曲: ヴォーン=ウィリアムズ (Ralph Vaughan Williams,1872-1958) イギリス   歌詞言語: 英語


To the heart of youth the world is a highwayside.
Passing for ever,he fares; and on either hand,
Deep in the gardens golden pavilions hide,
Nestle in orchard bloom,and far on the level land
Call him with lighted lamp in the eventide.

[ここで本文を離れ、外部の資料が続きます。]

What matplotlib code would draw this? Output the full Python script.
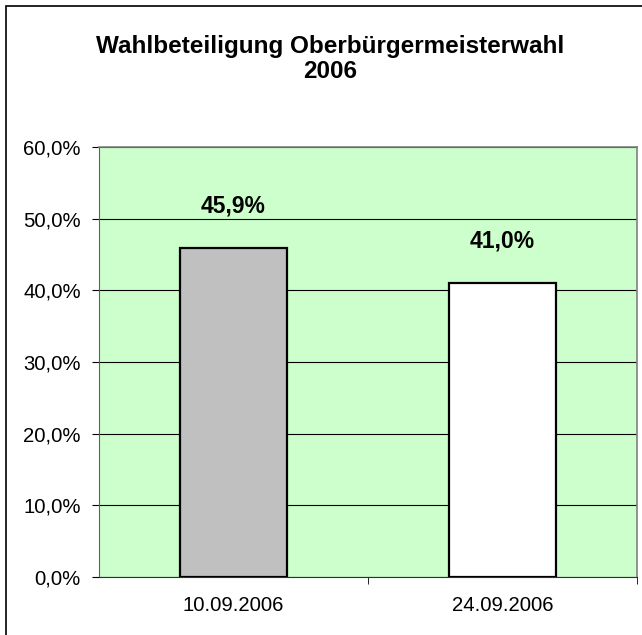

Thick as stars at night when the moon is down,
Pleasures assail him. He to his nobler fate
Fares; and but waves a hand as he passes on,
Cries but a wayside word to her at the garden gate,
Sings but a boyish stave and his face is gone.

若者の心には この世界は高速道路の傍ら
永遠に通り過ぎながら旅行くが、その一方で世界は
庭の奥の黄金色の建物の中に隠れて
果樹園の花に身をうずめ、平地のはるか向こうで
夕暮れにランプを灯しながら彼を呼んでいる

月が沈む夜 星たちのように濃密に
快楽が彼に襲いかかるが、彼は自らのより高貴な運命に向かって
旅していく、通り過ぎながらただ手を振り
行きずりの一言だけを叫ぶ、庭園の門に立つ彼女に向って
ただ子供っぽい旋律を歌い、その顔は消えていくのだ


原詩集でもタイトルは”YOUTH AND LOVE: II”ということで、Tと並んで詩集の2・3番目に.ある詩です。この前にあるTの方の詩は歌曲集には取り上げられませんでしたが、「かつて庭の門のそばで ぼくたちは唇を重ねただけでお別れをした」と旅立ちの始まりを告げる詩になっています。そして歌曲集に取り上げられたこちらの方は旅に出てしまったことへの後悔と逡巡でしょうか。
世界は”a highwayside”である、という言い回しは面白いです。まだ自動車などなかった頃ですが、ここでのイメージはまさに高速道路をぶっとばす車にとっては、道端の景色などあっという間に消え去っていく幻影みたいなものなのだ、ということでしょう。しかし一方で夜休んでいる時には、頭の中に彼を引き戻そうとする力として、昔の思い出の形をして立ち現われて来るのですね。
音楽には第1曲の放浪のモチーフが第1節の「永遠に通り過ぎながら」のところなどにちらりちらりと現れたり、最後のところでは第3曲のメロディが効果的に織り込まれたりして歌曲集全体のつながりを意識させてくれます。